- What you are asked to do -
Reproduce all of the data below without alteration; exclude every picture.

..........

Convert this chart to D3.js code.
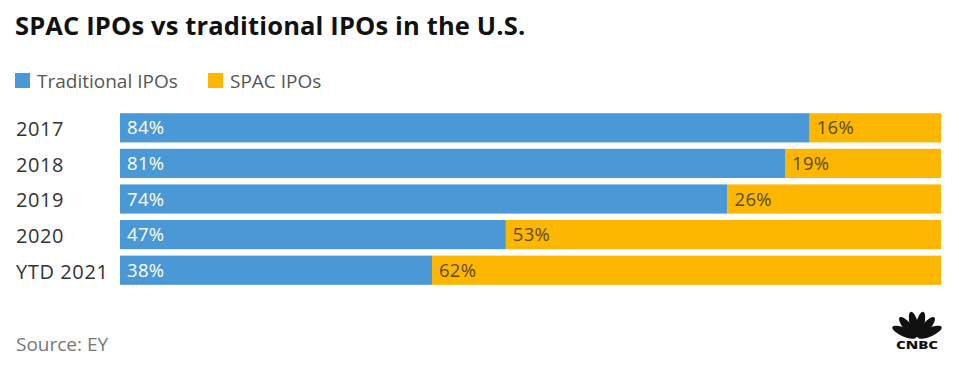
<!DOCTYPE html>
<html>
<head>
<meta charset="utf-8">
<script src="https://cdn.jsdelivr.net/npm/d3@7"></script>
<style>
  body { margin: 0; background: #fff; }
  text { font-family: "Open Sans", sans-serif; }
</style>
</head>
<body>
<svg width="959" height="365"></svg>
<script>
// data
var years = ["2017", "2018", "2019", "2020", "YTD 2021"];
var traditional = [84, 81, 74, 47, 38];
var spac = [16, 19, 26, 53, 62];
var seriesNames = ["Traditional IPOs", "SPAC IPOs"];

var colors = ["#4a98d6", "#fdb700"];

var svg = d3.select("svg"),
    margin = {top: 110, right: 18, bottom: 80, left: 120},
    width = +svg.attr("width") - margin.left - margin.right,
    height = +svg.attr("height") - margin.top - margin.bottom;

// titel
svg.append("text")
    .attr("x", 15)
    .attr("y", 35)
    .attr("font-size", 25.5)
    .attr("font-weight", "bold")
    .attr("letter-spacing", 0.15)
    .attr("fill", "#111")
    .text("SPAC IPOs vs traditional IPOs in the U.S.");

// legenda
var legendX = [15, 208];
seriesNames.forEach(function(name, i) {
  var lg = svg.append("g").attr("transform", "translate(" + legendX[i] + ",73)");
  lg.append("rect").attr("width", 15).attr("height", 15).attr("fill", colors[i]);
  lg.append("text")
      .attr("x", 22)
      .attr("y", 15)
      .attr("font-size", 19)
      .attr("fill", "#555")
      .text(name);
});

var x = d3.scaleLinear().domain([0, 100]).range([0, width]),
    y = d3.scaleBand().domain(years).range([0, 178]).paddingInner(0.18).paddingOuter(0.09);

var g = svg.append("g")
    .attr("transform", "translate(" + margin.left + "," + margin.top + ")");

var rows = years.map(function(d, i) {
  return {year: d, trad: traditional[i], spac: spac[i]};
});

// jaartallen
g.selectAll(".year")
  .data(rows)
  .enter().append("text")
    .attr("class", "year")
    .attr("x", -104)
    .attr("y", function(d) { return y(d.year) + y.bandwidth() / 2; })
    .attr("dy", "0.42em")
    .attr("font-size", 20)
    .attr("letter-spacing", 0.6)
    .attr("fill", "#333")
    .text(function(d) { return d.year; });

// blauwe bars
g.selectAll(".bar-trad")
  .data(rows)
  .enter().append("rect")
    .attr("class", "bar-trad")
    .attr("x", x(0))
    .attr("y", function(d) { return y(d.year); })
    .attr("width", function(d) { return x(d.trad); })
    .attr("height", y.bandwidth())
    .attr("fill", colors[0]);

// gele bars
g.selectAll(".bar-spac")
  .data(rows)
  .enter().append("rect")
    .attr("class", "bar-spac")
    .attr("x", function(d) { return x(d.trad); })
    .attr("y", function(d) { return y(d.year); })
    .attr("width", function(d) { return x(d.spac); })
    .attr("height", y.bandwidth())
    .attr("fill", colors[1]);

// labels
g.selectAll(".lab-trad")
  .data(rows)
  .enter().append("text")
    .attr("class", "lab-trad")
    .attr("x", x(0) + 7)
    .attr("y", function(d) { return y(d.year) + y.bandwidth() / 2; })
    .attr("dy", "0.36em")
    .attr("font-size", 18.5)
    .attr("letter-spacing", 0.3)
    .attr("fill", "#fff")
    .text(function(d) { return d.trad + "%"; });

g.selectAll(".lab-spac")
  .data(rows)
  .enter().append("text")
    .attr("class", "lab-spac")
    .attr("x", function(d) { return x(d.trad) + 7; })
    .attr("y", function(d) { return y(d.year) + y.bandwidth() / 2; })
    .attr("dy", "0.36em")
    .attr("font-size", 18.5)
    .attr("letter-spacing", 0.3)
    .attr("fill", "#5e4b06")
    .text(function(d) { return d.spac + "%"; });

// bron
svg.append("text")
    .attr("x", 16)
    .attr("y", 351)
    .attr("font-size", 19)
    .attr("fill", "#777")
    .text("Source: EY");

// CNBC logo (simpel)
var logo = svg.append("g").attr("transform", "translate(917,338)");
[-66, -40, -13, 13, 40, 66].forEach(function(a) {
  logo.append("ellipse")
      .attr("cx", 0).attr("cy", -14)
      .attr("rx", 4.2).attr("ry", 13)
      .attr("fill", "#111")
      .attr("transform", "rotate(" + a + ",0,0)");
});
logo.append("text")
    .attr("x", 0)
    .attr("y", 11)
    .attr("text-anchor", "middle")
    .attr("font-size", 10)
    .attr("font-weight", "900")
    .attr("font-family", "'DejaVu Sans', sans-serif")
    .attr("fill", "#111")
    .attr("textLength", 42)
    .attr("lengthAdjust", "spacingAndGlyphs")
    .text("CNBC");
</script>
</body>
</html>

..........

- Answer for this exercise -
Convert this chart to D3.js code.
<!DOCTYPE html>
<html>
<head>
<meta charset="utf-8">
<script src="https://cdn.jsdelivr.net/npm/d3@7"></script>
<style>
  body { margin: 0; background: #fff; }
  text { font-family: "Open Sans", sans-serif; }
</style>
</head>
<body>
<svg width="959" height="365"></svg>
<script>
// data
var years = ["2017", "2018", "2019", "2020", "YTD 2021"];
var traditional = [84, 81, 74, 47, 38];
var spac = [16, 19, 26, 53, 62];
var seriesNames = ["Traditional IPOs", "SPAC IPOs"];

var colors = ["#4a98d6", "#fdb700"];

var svg = d3.select("svg"),
    margin = {top: 110, right: 18, bottom: 80, left: 120},
    width = +svg.attr("width") - margin.left - margin.right,
    height = +svg.attr("height") - margin.top - margin.bottom;

// titel
svg.append("text")
    .attr("x", 15)
    .attr("y", 35)
    .attr("font-size", 25.5)
    .attr("font-weight", "bold")
    .attr("letter-spacing", 0.15)
    .attr("fill", "#111")
    .text("SPAC IPOs vs traditional IPOs in the U.S.");

// legenda
var legendX = [15, 208];
seriesNames.forEach(function(name, i) {
  var lg = svg.append("g").attr("transform", "translate(" + legendX[i] + ",73)");
  lg.append("rect").attr("width", 15).attr("height", 15).attr("fill", colors[i]);
  lg.append("text")
      .attr("x", 22)
      .attr("y", 15)
      .attr("font-size", 19)
      .attr("fill", "#555")
      .text(name);
});

var x = d3.scaleLinear().domain([0, 100]).range([0, width]),
    y = d3.scaleBand().domain(years).range([0, 178]).paddingInner(0.18).paddingOuter(0.09);

var g = svg.append("g")
    .attr("transform", "translate(" + margin.left + "," + margin.top + ")");

var rows = years.map(function(d, i) {
  return {year: d, trad: traditional[i], spac: spac[i]};
});

// jaartallen
g.selectAll(".year")
  .data(rows)
  .enter().append("text")
    .attr("class", "year")
    .attr("x", -104)
    .attr("y", function(d) { return y(d.year) + y.bandwidth() / 2; })
    .attr("dy", "0.42em")
    .attr("font-size", 20)
    .attr("letter-spacing", 0.6)
    .attr("fill", "#333")
    .text(function(d) { return d.year; });

// blauwe bars
g.selectAll(".bar-trad")
  .data(rows)
  .enter().append("rect")
    .attr("class", "bar-trad")
    .attr("x", x(0))
    .attr("y", function(d) { return y(d.year); })
    .attr("width", function(d) { return x(d.trad); })
    .attr("height", y.bandwidth())
    .attr("fill", colors[0]);

// gele bars
g.selectAll(".bar-spac")
  .data(rows)
  .enter().append("rect")
    .attr("class", "bar-spac")
    .attr("x", function(d) { return x(d.trad); })
    .attr("y", function(d) { return y(d.year); })
    .attr("width", function(d) { return x(d.spac); })
    .attr("height", y.bandwidth())
    .attr("fill", colors[1]);

// labels
g.selectAll(".lab-trad")
  .data(rows)
  .enter().append("text")
    .attr("class", "lab-trad")
    .attr("x", x(0) + 7)
    .attr("y", function(d) { return y(d.year) + y.bandwidth() / 2; })
    .attr("dy", "0.36em")
    .attr("font-size", 18.5)
    .attr("letter-spacing", 0.3)
    .attr("fill", "#fff")
    .text(function(d) { return d.trad + "%"; });

g.selectAll(".lab-spac")
  .data(rows)
  .enter().append("text")
    .attr("class", "lab-spac")
    .attr("x", function(d) { return x(d.trad) + 7; })
    .attr("y", function(d) { return y(d.year) + y.bandwidth() / 2; })
    .attr("dy", "0.36em")
    .attr("font-size", 18.5)
    .attr("letter-spacing", 0.3)
    .attr("fill", "#5e4b06")
    .text(function(d) { return d.spac + "%"; });

// bron
svg.append("text")
    .attr("x", 16)
    .attr("y", 351)
    .attr("font-size", 19)
    .attr("fill", "#777")
    .text("Source: EY");

// CNBC logo (simpel)
var logo = svg.append("g").attr("transform", "translate(917,338)");
[-66, -40, -13, 13, 40, 66].forEach(function(a) {
  logo.append("ellipse")
      .attr("cx", 0).attr("cy", -14)
      .attr("rx", 4.2).attr("ry", 13)
      .attr("fill", "#111")
      .attr("transform", "rotate(" + a + ",0,0)");
});
logo.append("text")
    .attr("x", 0)
    .attr("y", 11)
    .attr("text-anchor", "middle")
    .attr("font-size", 10)
    .attr("font-weight", "900")
    .attr("font-family", "'DejaVu Sans', sans-serif")
    .attr("fill", "#111")
    .attr("textLength", 42)
    .attr("lengthAdjust", "spacingAndGlyphs")
    .text("CNBC");
</script>
</body>
</html>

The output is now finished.